The janitor asked me how
to pronounce the creature’s name
& I said salamander for him.
He looked at it on the screen
and I looked at him.
Slide your legs into its tail I said.
I can’t he said as he did.
Dish your guts there into its cavity
of guts, I can’t he said (manifestly untrue
for he did so). Mash the thing’s
name and yours I said together into
that irreversible hole I know you keep
And he did & it broke over his face
& flowed, water from the earth,
I can’t, I can’t, he said.
-- Jon Woodward
I admire Salamander’s economy of language and action, and the strategy of its development. So much happens, so surprisingly, in such a small space.
The title, the name of a garden-variety creature, sets me within a frame of natural reference; and the poem opens with a seemingly ordinary encounter. A janitor asks a question of the speaker: “how to pronounce the creature’s name.” So right away there’s a dialog between the janitor and the speaker, but also, between the salamander as a living, bodily creature, and its “name.” And then it turns out it’s not a living creature – it’s a picture on a screen. From there the poem rapidly morphs into a surreal fable, fraught with surprise and violence.
The speaker knows something odd and terrifying about the janitor that the janitor himself doesn’t know –- “that irreversible hole I know you keep.” One reason the poem is so frightening is that we are in the janitor’s position, not the speaker’s. There’s an unusual reversal in the poem’s use of first and third person. We would normally identify with a speaking “I” rather than with a more distanced “he” – but here we identify not with the coolly sinister speaker, but with the hapless janitor commanded to undertake a literally gut-wrenching action. The speaker orders the janitor to slide his legs into the creature’s tail, and “dish” his guts “there into its cavity // of guts” – a violence I feel in my own guts. The speaker controls the narration, and also controls the janitor.

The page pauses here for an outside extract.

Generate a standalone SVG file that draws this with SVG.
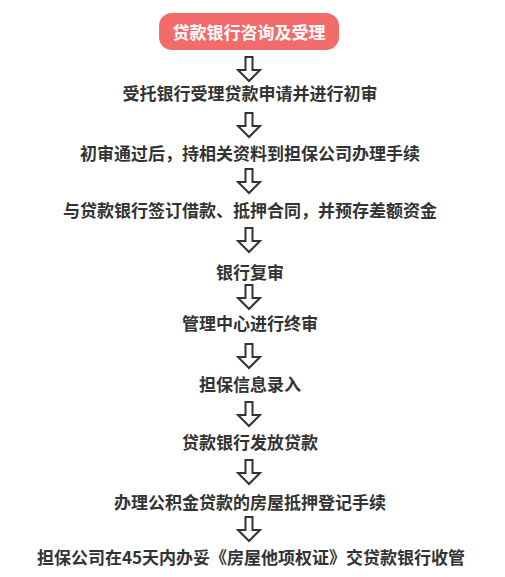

Throughout the poem there’s tension – a ind of slipperiness – between animal creatureliness (including the janitor’s) and its opposite, the realm of signs: not an actual salamander, but its digital image; not the creature, but its name. But neither nominalism nor virtual reality protects the janitor, who is violently merged with the salamander in a frighteningly physical way. “Mash the thing’s / name and yours I said together”. The impossible mashing occurs (“he did”), and it is not nominal but physical (“it broke over his face // and flowed, water from the earth”). The poem ends with the unlucky janitor’s cries of protest -- his refusal to believe he can do what he is ordered to do and does do: “I can’t, I can’t.”
I’ve pointed to a few poetic strategies. But in the end, I feel the poem’s power remains mysterious – a little out of reach of any words but its own.